Start
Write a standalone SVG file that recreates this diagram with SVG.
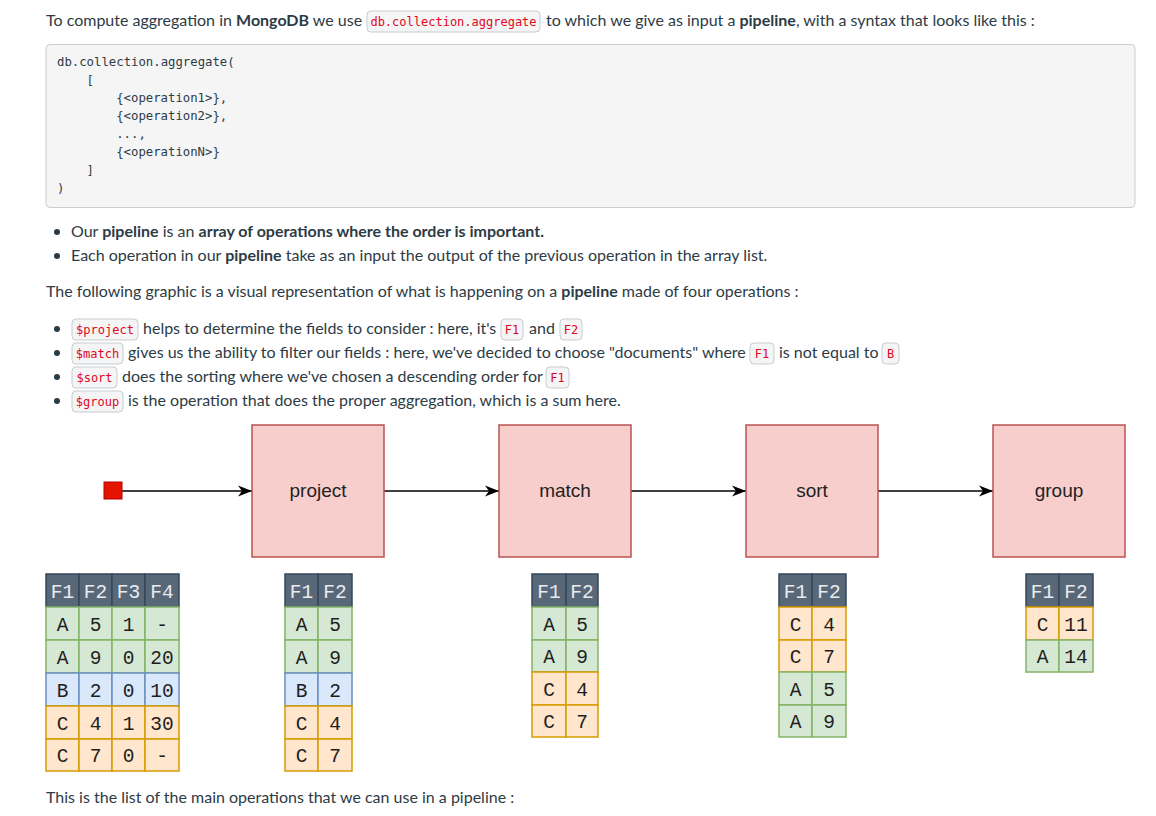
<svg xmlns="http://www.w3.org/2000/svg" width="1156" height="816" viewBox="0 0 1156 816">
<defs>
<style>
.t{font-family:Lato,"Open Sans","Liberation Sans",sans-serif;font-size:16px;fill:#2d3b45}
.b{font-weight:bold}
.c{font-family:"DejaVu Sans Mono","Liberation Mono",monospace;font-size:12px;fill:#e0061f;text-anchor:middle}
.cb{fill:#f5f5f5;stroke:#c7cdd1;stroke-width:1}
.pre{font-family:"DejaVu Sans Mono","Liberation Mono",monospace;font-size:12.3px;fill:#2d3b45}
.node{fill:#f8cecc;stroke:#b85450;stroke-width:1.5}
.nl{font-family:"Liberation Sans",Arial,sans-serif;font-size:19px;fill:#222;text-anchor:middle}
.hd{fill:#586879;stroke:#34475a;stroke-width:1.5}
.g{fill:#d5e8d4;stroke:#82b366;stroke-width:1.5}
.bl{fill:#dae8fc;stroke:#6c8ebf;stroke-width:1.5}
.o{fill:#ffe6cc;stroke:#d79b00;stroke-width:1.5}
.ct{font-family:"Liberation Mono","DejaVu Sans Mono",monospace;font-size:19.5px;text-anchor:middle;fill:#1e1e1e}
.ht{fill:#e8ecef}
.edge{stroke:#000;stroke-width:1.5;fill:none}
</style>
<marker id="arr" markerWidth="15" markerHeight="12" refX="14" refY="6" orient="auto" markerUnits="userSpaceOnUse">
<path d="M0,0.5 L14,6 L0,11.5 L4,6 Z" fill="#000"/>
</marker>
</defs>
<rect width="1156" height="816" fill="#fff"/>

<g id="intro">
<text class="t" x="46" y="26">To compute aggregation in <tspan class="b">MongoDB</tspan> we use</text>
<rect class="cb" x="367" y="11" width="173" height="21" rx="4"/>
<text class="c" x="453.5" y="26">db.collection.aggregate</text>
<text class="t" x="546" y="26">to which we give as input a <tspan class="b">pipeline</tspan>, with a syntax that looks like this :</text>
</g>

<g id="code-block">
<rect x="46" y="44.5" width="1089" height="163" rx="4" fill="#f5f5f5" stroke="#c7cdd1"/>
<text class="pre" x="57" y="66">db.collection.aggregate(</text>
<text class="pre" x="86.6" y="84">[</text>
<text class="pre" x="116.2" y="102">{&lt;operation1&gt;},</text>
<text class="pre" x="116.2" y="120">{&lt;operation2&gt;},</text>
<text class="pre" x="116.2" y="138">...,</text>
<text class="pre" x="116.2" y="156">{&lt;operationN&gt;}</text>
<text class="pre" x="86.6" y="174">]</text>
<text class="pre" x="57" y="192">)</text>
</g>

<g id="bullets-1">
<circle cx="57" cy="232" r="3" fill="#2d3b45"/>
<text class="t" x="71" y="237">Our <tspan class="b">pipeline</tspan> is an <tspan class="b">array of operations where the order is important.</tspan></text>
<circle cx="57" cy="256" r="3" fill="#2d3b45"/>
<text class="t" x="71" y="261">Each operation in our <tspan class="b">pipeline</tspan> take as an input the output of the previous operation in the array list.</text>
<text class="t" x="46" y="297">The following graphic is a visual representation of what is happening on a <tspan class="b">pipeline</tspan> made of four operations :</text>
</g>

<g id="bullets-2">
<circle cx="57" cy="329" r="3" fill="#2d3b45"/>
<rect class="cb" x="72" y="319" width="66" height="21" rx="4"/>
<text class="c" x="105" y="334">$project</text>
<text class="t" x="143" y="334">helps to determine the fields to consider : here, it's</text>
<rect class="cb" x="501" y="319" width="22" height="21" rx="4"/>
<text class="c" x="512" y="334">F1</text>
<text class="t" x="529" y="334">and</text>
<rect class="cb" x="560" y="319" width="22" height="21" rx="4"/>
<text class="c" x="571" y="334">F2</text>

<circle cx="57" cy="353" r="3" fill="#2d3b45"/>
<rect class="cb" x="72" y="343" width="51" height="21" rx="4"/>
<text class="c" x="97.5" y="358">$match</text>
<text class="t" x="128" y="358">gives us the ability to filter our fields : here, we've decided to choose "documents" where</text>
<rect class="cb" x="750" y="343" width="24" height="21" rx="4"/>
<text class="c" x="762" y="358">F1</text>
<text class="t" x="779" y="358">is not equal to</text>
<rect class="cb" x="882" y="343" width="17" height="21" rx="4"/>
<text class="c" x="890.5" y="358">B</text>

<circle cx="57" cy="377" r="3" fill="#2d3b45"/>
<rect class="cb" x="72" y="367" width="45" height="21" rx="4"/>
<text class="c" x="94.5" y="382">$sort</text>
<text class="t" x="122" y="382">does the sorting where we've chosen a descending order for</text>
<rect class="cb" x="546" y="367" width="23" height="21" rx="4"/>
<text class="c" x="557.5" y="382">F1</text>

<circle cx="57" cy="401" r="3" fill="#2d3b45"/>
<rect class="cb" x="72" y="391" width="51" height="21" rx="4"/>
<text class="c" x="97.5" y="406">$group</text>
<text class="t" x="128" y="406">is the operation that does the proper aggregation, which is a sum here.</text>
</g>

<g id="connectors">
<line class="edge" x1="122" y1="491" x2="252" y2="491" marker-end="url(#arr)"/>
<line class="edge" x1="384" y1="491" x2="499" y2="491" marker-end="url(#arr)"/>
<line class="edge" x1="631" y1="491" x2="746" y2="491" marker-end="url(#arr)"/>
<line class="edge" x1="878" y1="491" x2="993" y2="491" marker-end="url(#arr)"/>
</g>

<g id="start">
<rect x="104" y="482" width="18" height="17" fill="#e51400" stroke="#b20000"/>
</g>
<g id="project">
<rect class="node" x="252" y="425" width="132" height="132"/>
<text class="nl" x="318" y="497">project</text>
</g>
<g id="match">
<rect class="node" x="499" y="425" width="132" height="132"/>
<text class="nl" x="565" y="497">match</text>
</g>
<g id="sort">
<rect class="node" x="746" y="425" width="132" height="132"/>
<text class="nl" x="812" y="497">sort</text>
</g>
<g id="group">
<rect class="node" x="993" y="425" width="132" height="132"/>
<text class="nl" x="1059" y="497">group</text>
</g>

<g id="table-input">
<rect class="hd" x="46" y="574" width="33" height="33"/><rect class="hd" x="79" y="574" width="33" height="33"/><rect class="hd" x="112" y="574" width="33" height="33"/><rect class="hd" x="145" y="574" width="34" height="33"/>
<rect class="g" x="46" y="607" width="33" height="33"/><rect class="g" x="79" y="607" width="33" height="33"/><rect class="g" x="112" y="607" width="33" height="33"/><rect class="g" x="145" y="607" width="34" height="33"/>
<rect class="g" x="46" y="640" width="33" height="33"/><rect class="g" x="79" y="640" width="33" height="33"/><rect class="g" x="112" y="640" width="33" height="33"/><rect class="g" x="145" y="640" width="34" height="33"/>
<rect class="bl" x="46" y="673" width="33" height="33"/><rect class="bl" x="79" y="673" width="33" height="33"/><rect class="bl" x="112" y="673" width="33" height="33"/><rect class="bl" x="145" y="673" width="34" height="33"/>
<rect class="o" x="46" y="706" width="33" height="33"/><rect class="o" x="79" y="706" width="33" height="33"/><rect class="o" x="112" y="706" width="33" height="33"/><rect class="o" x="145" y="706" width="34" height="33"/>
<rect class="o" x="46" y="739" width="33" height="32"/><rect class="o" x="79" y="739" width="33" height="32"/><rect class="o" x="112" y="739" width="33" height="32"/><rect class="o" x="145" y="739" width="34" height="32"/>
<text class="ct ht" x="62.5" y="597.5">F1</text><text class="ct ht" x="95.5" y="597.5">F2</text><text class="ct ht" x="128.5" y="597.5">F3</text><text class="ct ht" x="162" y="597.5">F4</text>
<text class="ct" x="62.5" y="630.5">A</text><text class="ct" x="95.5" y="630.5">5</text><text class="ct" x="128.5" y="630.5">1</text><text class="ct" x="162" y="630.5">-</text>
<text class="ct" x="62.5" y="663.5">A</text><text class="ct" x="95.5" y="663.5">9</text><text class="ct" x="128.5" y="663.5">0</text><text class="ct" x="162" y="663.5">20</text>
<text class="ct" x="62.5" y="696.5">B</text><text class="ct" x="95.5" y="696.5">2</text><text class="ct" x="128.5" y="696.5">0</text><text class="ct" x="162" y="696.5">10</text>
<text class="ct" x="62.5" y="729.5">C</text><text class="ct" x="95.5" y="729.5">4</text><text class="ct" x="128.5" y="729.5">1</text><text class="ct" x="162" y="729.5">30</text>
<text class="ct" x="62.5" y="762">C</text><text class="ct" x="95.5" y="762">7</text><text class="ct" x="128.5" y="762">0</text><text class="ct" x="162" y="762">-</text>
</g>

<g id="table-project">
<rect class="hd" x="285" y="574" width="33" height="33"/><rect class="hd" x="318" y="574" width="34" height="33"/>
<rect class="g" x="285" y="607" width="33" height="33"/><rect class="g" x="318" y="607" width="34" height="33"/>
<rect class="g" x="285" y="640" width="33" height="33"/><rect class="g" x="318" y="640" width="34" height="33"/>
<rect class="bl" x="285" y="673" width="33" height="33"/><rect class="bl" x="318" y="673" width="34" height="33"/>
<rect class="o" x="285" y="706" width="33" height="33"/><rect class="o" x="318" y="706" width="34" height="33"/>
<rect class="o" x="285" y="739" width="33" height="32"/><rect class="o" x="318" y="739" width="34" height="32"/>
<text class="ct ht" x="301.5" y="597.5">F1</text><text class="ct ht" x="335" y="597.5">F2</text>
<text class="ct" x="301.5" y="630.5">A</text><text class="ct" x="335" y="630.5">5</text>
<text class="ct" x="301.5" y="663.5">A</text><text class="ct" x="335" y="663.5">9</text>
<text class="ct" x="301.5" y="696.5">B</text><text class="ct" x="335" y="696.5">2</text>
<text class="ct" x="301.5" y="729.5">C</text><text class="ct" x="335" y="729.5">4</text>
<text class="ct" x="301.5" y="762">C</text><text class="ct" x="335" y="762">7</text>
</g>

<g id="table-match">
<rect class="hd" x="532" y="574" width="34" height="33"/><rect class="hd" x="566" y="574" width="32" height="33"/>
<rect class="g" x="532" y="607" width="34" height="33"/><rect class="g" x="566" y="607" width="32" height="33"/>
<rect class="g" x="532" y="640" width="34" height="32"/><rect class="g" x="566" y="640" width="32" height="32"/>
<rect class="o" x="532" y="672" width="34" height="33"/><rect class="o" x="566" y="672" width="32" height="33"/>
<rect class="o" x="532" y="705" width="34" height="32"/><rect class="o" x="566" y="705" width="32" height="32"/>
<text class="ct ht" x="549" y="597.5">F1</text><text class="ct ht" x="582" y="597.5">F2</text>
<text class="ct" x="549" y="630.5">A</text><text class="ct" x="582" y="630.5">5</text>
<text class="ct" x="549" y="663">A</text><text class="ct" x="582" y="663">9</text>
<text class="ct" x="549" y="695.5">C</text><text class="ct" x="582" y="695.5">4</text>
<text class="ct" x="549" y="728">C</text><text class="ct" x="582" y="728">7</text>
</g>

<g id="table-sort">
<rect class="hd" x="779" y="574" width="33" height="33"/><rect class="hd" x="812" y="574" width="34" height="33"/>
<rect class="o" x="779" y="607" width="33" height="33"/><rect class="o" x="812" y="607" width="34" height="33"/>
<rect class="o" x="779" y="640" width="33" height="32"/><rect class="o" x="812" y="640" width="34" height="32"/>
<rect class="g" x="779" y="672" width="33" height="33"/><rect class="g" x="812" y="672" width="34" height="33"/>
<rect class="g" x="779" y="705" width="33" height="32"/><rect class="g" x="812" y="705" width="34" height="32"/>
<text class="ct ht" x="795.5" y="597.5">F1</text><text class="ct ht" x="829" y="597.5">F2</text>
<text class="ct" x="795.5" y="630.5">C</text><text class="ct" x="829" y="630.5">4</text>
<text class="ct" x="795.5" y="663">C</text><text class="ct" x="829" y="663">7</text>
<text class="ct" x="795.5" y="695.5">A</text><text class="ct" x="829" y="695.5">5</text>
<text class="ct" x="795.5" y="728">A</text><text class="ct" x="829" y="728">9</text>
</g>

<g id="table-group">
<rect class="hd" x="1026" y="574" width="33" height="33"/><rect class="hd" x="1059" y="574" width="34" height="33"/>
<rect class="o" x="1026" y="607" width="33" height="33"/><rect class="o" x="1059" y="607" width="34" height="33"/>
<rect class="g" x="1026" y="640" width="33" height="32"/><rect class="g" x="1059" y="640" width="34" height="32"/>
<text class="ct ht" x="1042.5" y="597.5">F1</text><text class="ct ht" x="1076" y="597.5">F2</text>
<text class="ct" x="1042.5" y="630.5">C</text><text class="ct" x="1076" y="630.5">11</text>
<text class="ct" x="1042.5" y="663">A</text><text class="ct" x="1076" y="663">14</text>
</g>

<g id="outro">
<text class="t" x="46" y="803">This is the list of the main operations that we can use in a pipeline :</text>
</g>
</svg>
End
# Aim of the exercise
Your task is to gather every line with the word "that" and copy it.

# Full output
Write a standalone SVG file that recreates this diagram with SVG.
<text class="t" x="546" y="26">to which we give as input a <tspan class="b">pipeline</tspan>, with a syntax that looks like this :</text>
<text class="t" x="128" y="406">is the operation that does the proper aggregation, which is a sum here.</text>
<text class="t" x="46" y="803">This is the list of the main operations that we can use in a pipeline :</text>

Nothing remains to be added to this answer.